TASK DESCRIPTION >>
Search the records for the word "this" and report each line that has it.

— begin EXERCISE INPUTS —

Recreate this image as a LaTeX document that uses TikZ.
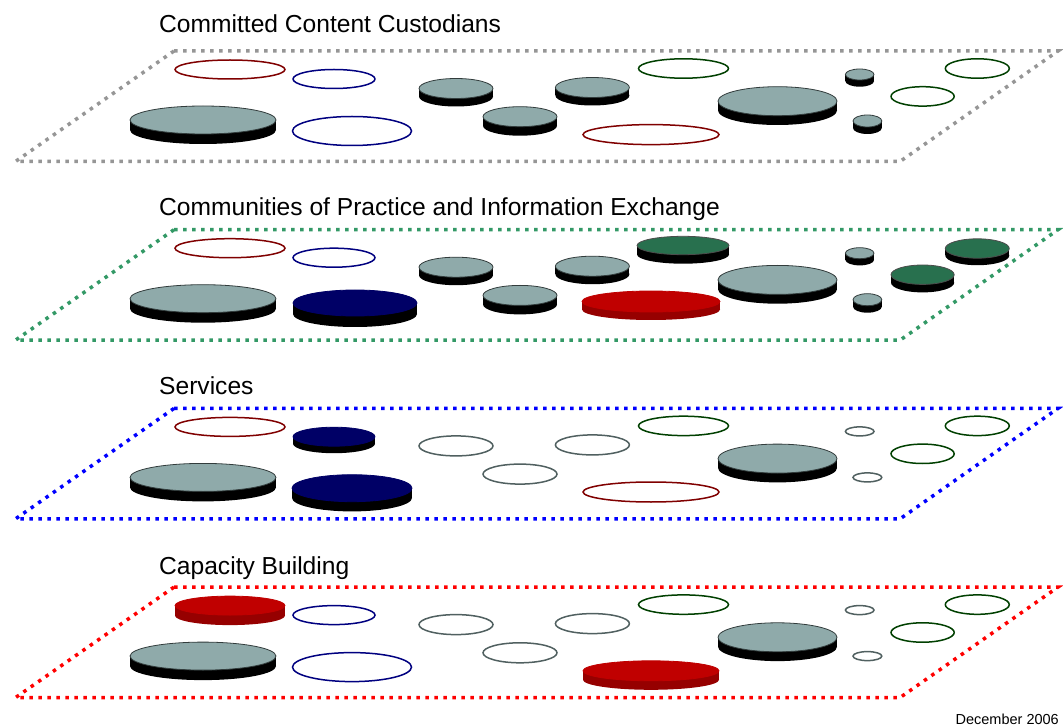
\documentclass[tikz,border=0pt]{standalone}
\usepackage{fontspec}
\setmainfont{Liberation Sans}
\definecolor{grayface}{RGB}{143,170,170}
\definecolor{edgegray}{RGB}{50,60,60}
\definecolor{navyf}{RGB}{0,0,102}
\definecolor{greenf}{RGB}{40,112,78}
\definecolor{redf}{RGB}{192,0,0}
\definecolor{redside}{RGB}{150,0,0}
\definecolor{olred}{RGB}{128,0,0}
\definecolor{olblue}{RGB}{0,0,128}
\definecolor{olgreen}{RGB}{0,64,0}
\definecolor{olgray}{RGB}{80,96,96}
\definecolor{frgray}{RGB}{150,150,150}
\definecolor{frgreen}{RGB}{51,153,102}
\definecolor{frblue}{RGB}{0,0,255}
\definecolor{frred}{RGB}{255,0,0}
% disk: cx cy rx ry thickness face side edge
\newcommand{\cdisk}[8]{%
  \fill[#7] (#1-#3,#2) rectangle (#1+#3,#2+#5);
  \fill[#7] (#1,#2+#5) ellipse [x radius=#3, y radius=#4];
  \filldraw[fill=#6, draw=#8, line width=0.8] (#1,#2) ellipse [x radius=#3, y radius=#4];}
\newcommand{\gdisk}[5]{\cdisk{#1}{#2}{#3}{#4}{#5}{grayface}{black}{edgegray}}
\newcommand{\ringel}[5]{\filldraw[fill=white, draw=#5, line width=1.5] (#1,#2) ellipse [x radius=#3, y radius=#4];}
\begin{document}
\begin{tikzpicture}[x=1pt,y=-1pt,
  frame/.style={line width=3.5pt, dash pattern=on 3.5pt off 5.5pt, line join=miter},
  title/.style={anchor=base west, inner sep=0pt, font=\fontsize{24.6}{29}\selectfont},
  datelabel/.style={anchor=base east, inner sep=0pt, font=\fontsize{14.5}{17}\selectfont}]
\useasboundingbox (0,0) rectangle (1063,727);
\fill[white] (0,0) rectangle (1063,727);

% ---------------- Layer 1
\node[title] (t1) at (159,32.8) {Committed Content Custodians};
\begin{scope}
\draw[frame, draw=frgray] (174,51) -- (1058,51) -- (900,161.5) -- (15.5,161.5) -- cycle;
\ringel{230}{69.5}{55}{9.5}{olred}
\ringel{683.5}{68.5}{45}{9.7}{olgreen}
\ringel{977.3}{68.5}{32}{9.7}{olgreen}
\gdisk{859.7}{74.5}{14.3}{5.5}{6.7}
\ringel{334}{79}{41}{9.5}{olblue}
\gdisk{456}{88.5}{37}{10}{8}
\gdisk{592.4}{87.5}{37}{10}{8}
\ringel{922.6}{96.4}{31.6}{9.7}{olgreen}
\gdisk{777.5}{101.2}{59.5}{14.5}{9.3}
\gdisk{520}{116.7}{37}{10}{9}
\gdisk{203}{120}{73}{14}{10}
\gdisk{867.4}{121}{14.4}{6}{7}
\ringel{352}{131}{59.5}{14.5}{olblue}
\ringel{651}{134.6}{68}{10}{olred}
\end{scope}

% ---------------- Layer 2
\node[title] (t2) at (159,215.1) {Communities of Practice and Information Exchange};
\begin{scope}[yshift=-178.7pt]
\draw[frame, draw=frgreen] (174,51) -- (1058,51) -- (900,161.5) -- (15.5,161.5) -- cycle;
\ringel{230}{69.5}{55}{9.5}{olred}
\cdisk{683}{66.8}{46}{9.2}{9}{greenf}{black}{black!70}
\cdisk{977.3}{69.8}{32}{9.7}{7}{greenf}{black}{black!70}
\gdisk{859.7}{74.5}{14.3}{5.5}{6.7}
\ringel{334}{79}{41}{9.5}{olblue}
\gdisk{456}{88.5}{37}{10}{8}
\gdisk{592.4}{87.5}{37}{10}{8}
\cdisk{922.6}{96}{31.6}{9.7}{8}{greenf}{black}{black!70}
\gdisk{777.5}{101.2}{59.5}{14.5}{9.3}
\gdisk{520}{116.7}{37}{10}{9}
\gdisk{203}{120}{73}{14}{10}
\gdisk{867.4}{121}{14.4}{6}{7}
\cdisk{355}{124.3}{62}{13}{11}{navyf}{black}{navyf}
\cdisk{651}{122.8}{69}{10.5}{8}{redf}{redside}{redf}
\end{scope}

% ---------------- Layer 3
\node[title] (t3) at (159,394.3) {Services};
\begin{scope}[yshift=-357.4pt]
\draw[frame, draw=frblue] (174,51) -- (1058,51) -- (900,161.5) -- (15.5,161.5) -- cycle;
\ringel{230}{69.5}{55}{9.5}{olred}
\ringel{683.5}{68.5}{45}{9.7}{olgreen}
\ringel{977.3}{68.5}{32}{9.7}{olgreen}
\ringel{859.7}{74}{14.3}{4.5}{olgray}
\cdisk{334}{79.3}{41}{9.5}{7}{navyf}{black}{navyf}
\ringel{456}{88.5}{37}{10}{olgray}
\ringel{592.4}{87.5}{37}{10}{olgray}
\ringel{922.6}{96.4}{31.6}{9.7}{olgreen}
\gdisk{777.5}{101.2}{59.5}{14.5}{9.3}
\ringel{520}{116.7}{37}{10}{olgray}
\gdisk{203}{120}{73}{14}{10}
\ringel{867.4}{120}{14.4}{4.5}{olgray}
\cdisk{352}{130.8}{60}{13.5}{9.7}{navyf}{black}{navyf}
\ringel{651}{134.6}{68}{10}{olred}
\end{scope}

% ---------------- Layer 4
\node[title] (t4) at (159,574.1) {Capacity Building};
\begin{scope}[yshift=-536.1pt]
\draw[frame, draw=frred] (174,51) -- (1058,51) -- (900,161.5) -- (15.5,161.5) -- cycle;
\cdisk{230}{69.5}{55}{9.5}{10}{redf}{redside}{redf}
\ringel{683.5}{68.5}{45}{9.7}{olgreen}
\ringel{977.3}{68.5}{32}{9.7}{olgreen}
\ringel{859.7}{74}{14.3}{4.5}{olgray}
\ringel{334}{79}{41}{9.5}{olblue}
\ringel{456}{88.5}{37}{10}{olgray}
\ringel{592.4}{87.5}{37}{10}{olgray}
\ringel{922.6}{96.4}{31.6}{9.7}{olgreen}
\gdisk{777.5}{101.2}{59.5}{14.5}{9.3}
\ringel{520}{116.7}{37}{10}{olgray}
\gdisk{203}{120}{73}{14}{10}
\ringel{867.4}{120}{14.4}{4.5}{olgray}
\ringel{352}{131}{59.5}{14.5}{olblue}
\cdisk{651}{134.7}{68}{10}{9}{redf}{redside}{redf}
\end{scope}

\node[datelabel] (date) at (1059,724) {December 2006};
\end{tikzpicture}
\end{document}
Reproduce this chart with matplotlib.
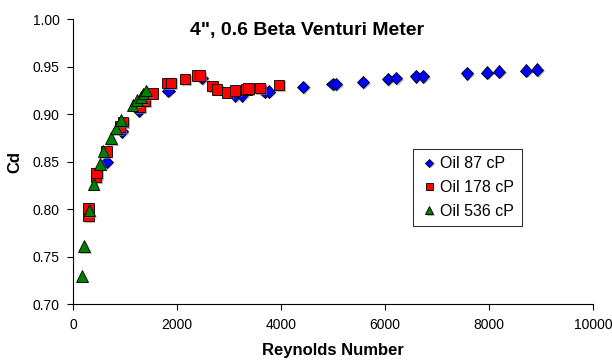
"""Discharge coefficient vs. Reynolds number for a 4-inch venturi meter."""

import matplotlib

matplotlib.use("Agg")
import matplotlib.pyplot as plt
import matplotlib.patheffects as pe

# Oil 87 cP (blue diamonds)
re_87 = [640, 930, 1260, 1830, 2470, 3110, 3240, 3680, 3760, 4420, 4990,
         5050, 5570, 6050, 6210, 6590, 6730, 7570, 7960, 8190, 8710, 8920]
cd_87 = [0.850, 0.882, 0.904, 0.925, 0.938, 0.920, 0.920, 0.924, 0.924,
         0.929, 0.932, 0.932, 0.934, 0.937, 0.938, 0.940, 0.940, 0.943,
         0.944, 0.945, 0.946, 0.947]

# Oil 178 cP (red squares)
re_178 = [290, 290, 440, 450, 640, 900, 960, 1280, 1380, 1520, 1810, 1880,
          2150, 2380, 2440, 2680, 2760, 2960, 3110, 3330, 3370, 3590, 3960]
cd_178 = [0.793, 0.801, 0.834, 0.838, 0.861, 0.887, 0.892, 0.908, 0.914,
          0.922, 0.933, 0.933, 0.937, 0.941, 0.941, 0.930, 0.926, 0.923,
          0.925, 0.926, 0.927, 0.928, 0.931]

# Oil 536 cP (green triangles)
re_536 = [160, 210, 310, 390, 520, 580, 730, 820, 920, 1140, 1220, 1300,
          1350, 1400]
cd_536 = [0.730, 0.761, 0.799, 0.827, 0.848, 0.861, 0.875, 0.885, 0.894,
          0.910, 0.915, 0.918, 0.922, 0.925]

x_ticks = [0, 2000, 4000, 6000, 8000, 10000]
y_ticks = [0.70, 0.75, 0.80, 0.85, 0.90, 0.95, 1.00]

plt.rcParams["font.family"] = ["Liberation Sans", "DejaVu Sans"]

fig = plt.figure(figsize=(6.12, 3.61), dpi=100)
ax = fig.add_axes([0.1198, 0.157, 0.8492, 0.7895])

shadow = [pe.SimplePatchShadow(offset=(1.2, -1.2), shadow_rgbFace="#888888",
                               alpha=0.6), pe.Normal()]

series = [
    (re_87, cd_87, "D", "#0000ff", 6.3, "Oil 87 cP"),
    (re_178, cd_178, "s", "#ff0000", 7.5, "Oil 178 cP"),
    (re_536, cd_536, "^", "#008000", 8.5, "Oil 536 cP"),
]
for x, y, marker, color, size, label in series:
    ax.plot(x, y, linestyle="none", marker=marker, markersize=size,
            markerfacecolor=color, markeredgecolor="black",
            markeredgewidth=0.6, label=label, path_effects=shadow)

ax.set_xlim(0, 10000)
ax.set_ylim(0.70, 1.00)
ax.set_xticks(x_ticks)
ax.set_yticks(y_ticks)
ax.set_yticklabels([f"{v:.2f}" for v in y_ticks])
ax.tick_params(direction="out", length=4, width=0.8, labelsize=10,
               colors="black", pad=6)
for side in ("top", "right"):
    ax.spines[side].set_visible(False)
for side in ("left", "bottom"):
    ax.spines[side].set_linewidth(0.8)

ax.set_xlabel("Reynolds Number", fontsize=12, fontweight="bold", labelpad=8)
ax.set_ylabel("Cd", fontsize=12, fontweight="bold", labelpad=7)
ax.text(0.45, 0.96, '4", 0.6 Beta Venturi Meter', transform=ax.transAxes,
        ha="center", va="center", fontsize=14, fontweight="bold")

leg = ax.legend(loc="upper left", bbox_to_anchor=(0.654, 0.545),
                fontsize=11.5, frameon=True, fancybox=False, borderpad=0.45,
                handletextpad=0.15, handlelength=1.1, labelspacing=0.55,
                markerscale=0.65, borderaxespad=0)
leg.get_frame().set_edgecolor("black")
leg.get_frame().set_linewidth(0.8)

fig.savefig("out.png", dpi=100)
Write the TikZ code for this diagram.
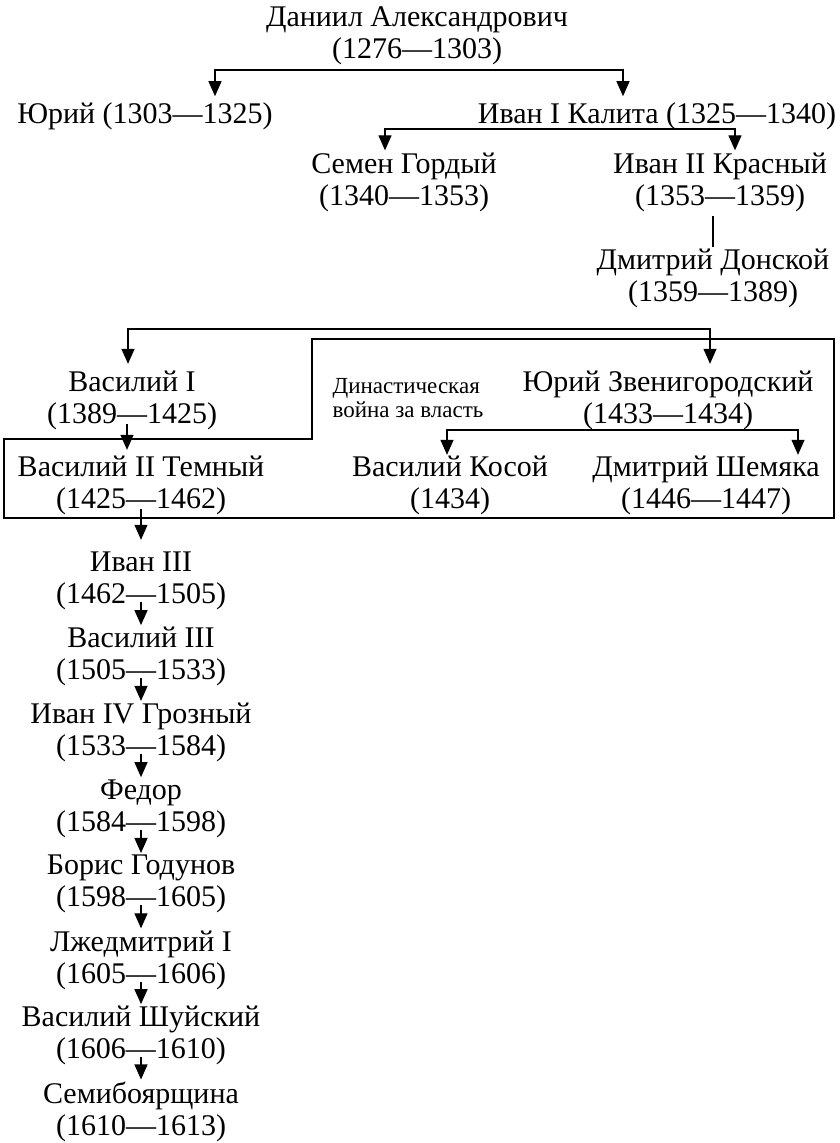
\documentclass[tikz,border=0pt]{standalone}
\usepackage{fontspec}
\setmainfont{Liberation Serif}
\usetikzlibrary{arrows.meta,positioning}

\tikzset{
  person/.style={align=center,inner sep=0pt,font=\fontsize{30}{32}\selectfont},
  arr/.style={-{Triangle[length=15pt,width=13pt]},line width=1.2pt},
  twoarr/.style={{Triangle[length=15pt,width=13pt]}-{Triangle[length=15pt,width=13pt]},line width=1.2pt},
}

\begin{document}
\begin{tikzpicture}[x=1pt,y=-1pt,node distance=75.8pt,on grid]
   \useasboundingbox (0,0) rectangle (840,1143);
   % upper branches
   \node[person] (dan)    at (417,36)    {Даниил Александрович\\(1276—1303)};
   \node[person] (yuri)   at (145,116)   {Юрий (1303—1325)};
   \node[person] (kalita) at (657,116)   {Иван I Калита (1325—1340)};
   \node[person] (semen)  at (404,182)   {Семен Гордый\\(1340—1353)};
   \node[person] (ivan_2) at (720,182)   {Иван II Красный\\(1353—1359)};
   \node[person] (donsk)  at (713,278.5) {Дмитрий Донской\\(1359—1389)};
   \node[person] (vas_1)  at (132,400.5) {Василий I\\(1389—1425)};
   \node[person] (yur_zv) at (668,400.5) {Юрий Звенигородский\\(1433—1434)};
   \node[person] (vas_2)  at (141,485.5) {Василий II Темный\\(1425—1462)};
   \node[person] (kosoy)  at (450,485.5) {Василий Косой\\(1434)};
   \node[person] (shem)   at (706,485.5) {Дмитрий Шемяка\\(1446—1447)};
   \node[align=left,inner sep=0pt,font=\fontsize{23}{24}\selectfont] (war) at (408,398)
      {Династическая\\война за власть};
   % main line
   \node[person] (ivan_3) at (141,581)  {Иван III\\(1462—1505)};
   \node[person] (vas_3)  [below=of ivan_3] {Василий III\\(1505—1533)};
   \node[person] (ivan_4) [below=of vas_3]  {Иван IV Грозный\\(1533—1584)};
   \node[person] (fedor)  [below=of ivan_4] {Федор\\(1584—1598)};
   \node[person] (boris)  [below=of fedor]  {Борис Годунов\\(1598—1605)};
   \node[person] (lzhe)   [below=of boris]  {Лжедмитрий I\\(1605—1606)};
   \node[person] (shuy)   [below=of lzhe]   {Василий Шуйский\\(1606—1610)};
   \node[person] (semib)  [below=of shuy]   {Семибоярщина\\(1610—1613)};

   \coordinate (dan_l) at (215,70);  \coordinate (dan_r) at (623,70);
   \coordinate (kal_l) at (385,129); \coordinate (kal_r) at (735,129);
   \coordinate (don_l) at (128,329); \coordinate (don_r) at (710,329);
   \coordinate (yz_l)  at (447,430); \coordinate (yz_r)  at (798,430);

   \draw[twoarr,shorten <=6pt,shorten >=6pt] (yuri.north -| dan_l) -- (dan_l) -- (dan_r) -- (dan_r |- kalita.north);
   \draw[twoarr,shorten <=2pt,shorten >=2pt] (semen.north -| kal_l) -- (kal_l) -- (kal_r) -- (kal_r |- ivan_2.north);
   \draw[line width=1.2pt,shorten <=4pt,shorten >=2pt] (ivan_2.south -| donsk) -- (donsk.north);
   \draw[twoarr,shorten <=7pt,shorten >=7pt] (vas_1.north -| don_l) -- (don_l) -- (don_r) -- (don_r |- yur_zv.north);
   \draw[twoarr,shorten <=1pt,shorten >=1pt] (kosoy.north -| yz_l) -- (yz_l) -- (yz_r) -- (yz_r |- shem.north);
   \draw[arr,shorten >=6pt] ([yshift=6pt]vas_1.south -| 127,0) -- (vas_2.north -| 127,0);
   \draw[arr,shorten >=12pt] ([yshift=6pt]vas_2.south -| ivan_3) -- (ivan_3.north);
   \foreach \a/\b in {ivan_3/vas_3,vas_3/ivan_4,ivan_4/fedor,fedor/boris,boris/lzhe,lzhe/shuy,shuy/semib}
      \draw[arr,shorten >=2pt] ([yshift=8pt]\a.south) -- (\b.north);

   % frame of the dynastic war
   \draw[line width=1.2pt] (312,339) -- (834,339) -- (834,518) -- (4,518) -- (4,439) -- (312,439) -- cycle;
\end{tikzpicture}
\end{document}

— end EXERCISE INPUTS —

FULL SOLUTION >>
Recreate this image as a LaTeX document that uses TikZ.
Reproduce this chart with matplotlib.
Write the TikZ code for this diagram.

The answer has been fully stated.